Why Is Levi’s Talking About My Ass?

I was flipping through the pages of the September issue of Elle magazine when I noticed a new ad for Levi’s jeans for women, promoting a line called Curve ID . Curve ID introduces three new fits to Levi’s women’s jeans, tailored to three different sizes of butts: the slight curve, the demi curve, and the bold curve (though in the pictures illustrating the three styles, each model wears a size 25, and each butt is pretty indistinguishable from the next). What gave me pause, though, were not the ubiquitously scrawny behinds, but the campaign’s slogan: All Asses Were Not Created Equal, scrawled in upper-case handwriting above a poorly punctuated manifesto meant to riff off of the Emma Lazarus Statue of Liberty poem.

I was taken aback by seeing the word ass in a magazine ad. It felt especially surprising coming from a heritage brand like Levi’s. Clearly Levi’s is playing off the idea that acknowledging and accommodating differences in shape and size is a bold and shocking move, one that apparently must be accompanied by a bold and shocking slogan. I say kudos to Levi’s for introducing an expanded range of fits, but it’s a shame that they had to do it in such a sleazy way. Ass has none of the cuteness of butt and none of the playfulness of booty. Ass feels overtly sexual, even a bit scatological, but most of all it feels undignified and hard-edged.
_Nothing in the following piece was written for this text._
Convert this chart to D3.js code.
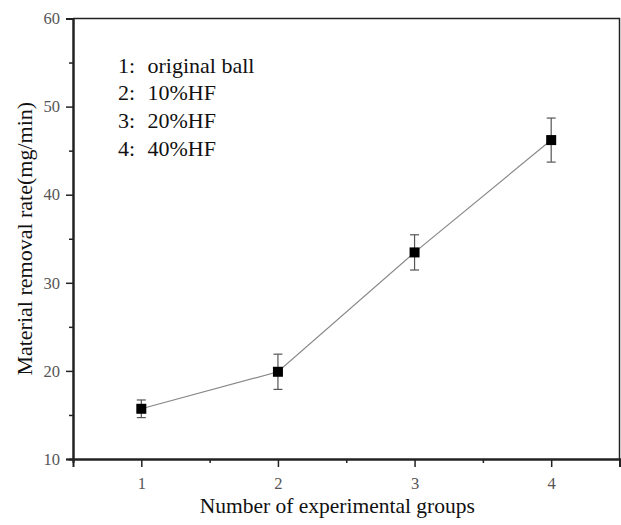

The word choice in the Curve ID slogan is particularly weird in light of near simultaneous announcement of two new collaborations on the menswear side of Levi’s- with Filson , the Seattle-based outdoors outfitting brand, and with Brooks Brothers . (The Curve ID line was announced August 9, and the Filson and Brooks Brothers collaborations were announced August 3 and July 29, respectively.) It’s impossible to imagine the ad for Levi’s for Brooks Brothers urging men to get their preppy asses into a pair of Levi’s and a button-down, nor the ad for the Filson collaboration making reference to the freezing asses of Alaskan frontiersmen. In fact, it’s hard to imagine Levi’s marketing anything to men in terms of their asses.

All three initiatives bank on the idea of signature American-ness, but that means something very different for men and women, at least in the eyes of the Levi’s marketing team. While the Curve ID ad encourages women to think of their butts as a “national treasure” and to celebrate the “democracy” that allows them to encase themselves in stretch denim, the press releases announcing the Filson and Brooks Brothers collaborations remind men of their pioneering American spirit and their distinctly American appreciation of authenticity, quality and integrity . These heritage brand partnerships reiterate to the male Levi’s jeans wearer that his Levi’s are on the one hand classic, and on the other hand classy. The Curve ID ad campaign reminds me that I have an ass and I want it to look good.

As a female Levi’s jeans wearer, I’m not only perturbed on an intellectual level, but also on a practical level: Why do men get more durable fabric, better manufacturing, and stylish vintage remixes, and women get a little extra room in the seat and an ad campaign that makes buying a pair of Levi’s feel like buying a thong?